For nearly three weeks, the lobby of the star hotel which was the venue had been filled with kids, chessmad kids who ran around, hoping to glimpse their idol, sprawled on the floor, equally adept at hide-and-seek as they were at blitz chess.
As we talked amongst ourselves, we were sure this could not be the end, that India would have a worldbeater in the future, perhaps several decades from now. We just didn’t know that the successor was right there. One of the kids was a sevenyear-old Gukesh, who would stand with his father and gaze awe-struck at this gladiatorial contest. In the press conference Gukesh would say, “When Magnus won that world championship by defeating Vishy sir (in Chennai), I thought I really want to be the one to bring back the title to India. This dream that I had over 10 years ago is the single-most important thing in my life so far”.
The December list this year has 3 Indians in the top 10, the most from any country.
Soviet supremacy
In late 1945, ten of the top American players filed into the upmarket Hudson Hotel in New York. Europe was in ruins, and a new post-war world order was coming into place. They were there to play a match with the Soviet Union. But the opponents were thousands of miles away, waiting at the Moscow central club. This was the famous Radio Match where the moves would be transmitted through radio — each move taking 5 minutes to transmit. The Americans expected an easy day at the office, for they’d been the dominant nation for decades , sweeping the Olympiads time and again. The Soviet team seemed to consist of obscurities, led by their one star player Botvinnik. The results, though, shocked the world, for the Americans were utterly routed.

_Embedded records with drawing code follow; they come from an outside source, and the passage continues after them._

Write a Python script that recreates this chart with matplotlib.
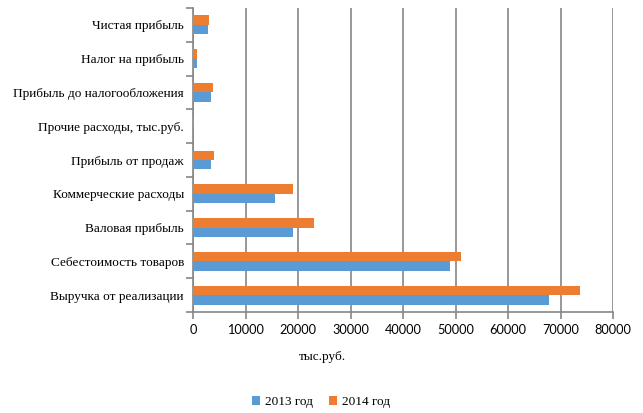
import matplotlib
matplotlib.use("Agg")
import matplotlib.pyplot as plt
import numpy as np

categories = ["Выручка от реализации", "Себестоимость товаров", "Валовая прибыль",
              "Коммерческие расходы", "Прибыль от продаж", "Прочие расходы, тыс.руб.",
              "Прибыль до налогообложения", "Налог на прибыль", "Чистая прибыль"]
values_2013 = [67900, 48900, 19000, 15600, 3400, 100, 3400, 700, 2850]
values_2014 = [73800, 51000, 23000, 19000, 4000, 100, 3800, 700, 3000]
x_ticks = [0, 10000, 20000, 30000, 40000, 50000, 60000, 70000, 80000]

plt.rcParams['font.family'] = ['Liberation Serif', 'DejaVu Serif']
plt.rcParams['font.size'] = 9.5

fig = plt.figure(figsize=(6.43, 4.13), dpi=100)
ax = fig.add_axes([193 / 643, 1 - 312 / 413, 420 / 643, 304 / 413])

y = np.arange(len(categories))
h = 0.28
ax.barh(y - h / 2, values_2013, height=h, color="#5b9bd5", label="2013 год", zorder=3)
ax.barh(y + h / 2, values_2014, height=h, color="#ed7d31", label="2014 год", zorder=3)

ax.set_xlim(0, 80000)
ax.set_ylim(-0.5, len(categories) - 0.5)
ax.set_xticks(x_ticks)
ax.set_xticklabels([str(t) for t in x_ticks], family=['Lato', 'DejaVu Sans'], fontsize=9.2)
ax.set_yticks(y)
ax.set_yticklabels(categories)
ax.set_yticks(np.arange(-0.5, len(categories)), minor=True)
ax.tick_params(axis='y', which='major', length=0, pad=6.5)
ax.tick_params(axis='y', which='minor', length=5, color="#868686", width=1.2)
ax.tick_params(axis='x', length=5, color="#868686", width=1.2, pad=4)

ax.grid(axis='x', color="#868686", linewidth=1.2, zorder=0)
for s in ['top', 'right']:
    ax.spines[s].set_visible(False)
for s in ['left', 'bottom']:
    ax.spines[s].set_color("#868686")
    ax.spines[s].set_linewidth(1.2)

fig.text(322 / 643, 1 - 357 / 413, "тыс.руб.", ha='center', va='center')
fig.legend(loc='center', bbox_to_anchor=(321 / 643, 1 - 402 / 413), ncol=2, frameon=False,
           handlelength=0.6, handleheight=0.6, columnspacing=1.2, handletextpad=0.4)

fig.savefig("out.png", dpi=100)
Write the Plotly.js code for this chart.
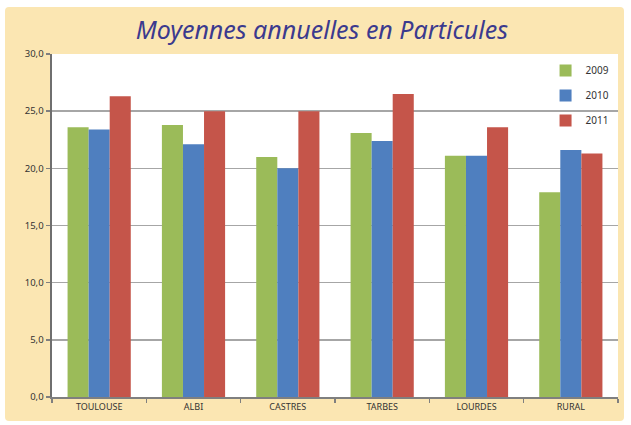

Far from the prying eyes of the West, the Krylenko programme — named after the commissar who initiated it and wrote: “we must organize shockbrigades of chessplayers, and begin immediate realization of a five-year plan for chess” — was bearing spectacular fruit.
There was no respite for after Botvinnik, came a stampede — titans of immortal stature such as Tal, Petrosian and Spassky. Krylenko himself would not live to see it, finding himself in an unmarked grave, a victim of Stalin’s purges. Botvinnik, post-retirement, would then establish a chess school devoted to picking promising youngsters, which would yield students like Karpov, Kasparov, Shirov and Kramnik.
Indeed it could be argued that Krylenko’s five-year plan outlasted the civilisation that birthed it and only ended when Anand decisively defeated Kramnik in 2006. India now is in a similar commanding position. Anand has taken on a mentorship role, and there are so many young talents like Gukesh, while the world champion is not even the India #1. That honour belongs to 21-year-old Arjun Erigaisi, who is part of a wolfpack that includes Praggnanandhaa, and Nihal Sarin.
India did it in its own way, blending south Indian middle-class work ethic with a game built on an ultra-sharp, concrete style that draws on deep calculation and strategic patience — a combination that European and Russian players simply are not able to handle.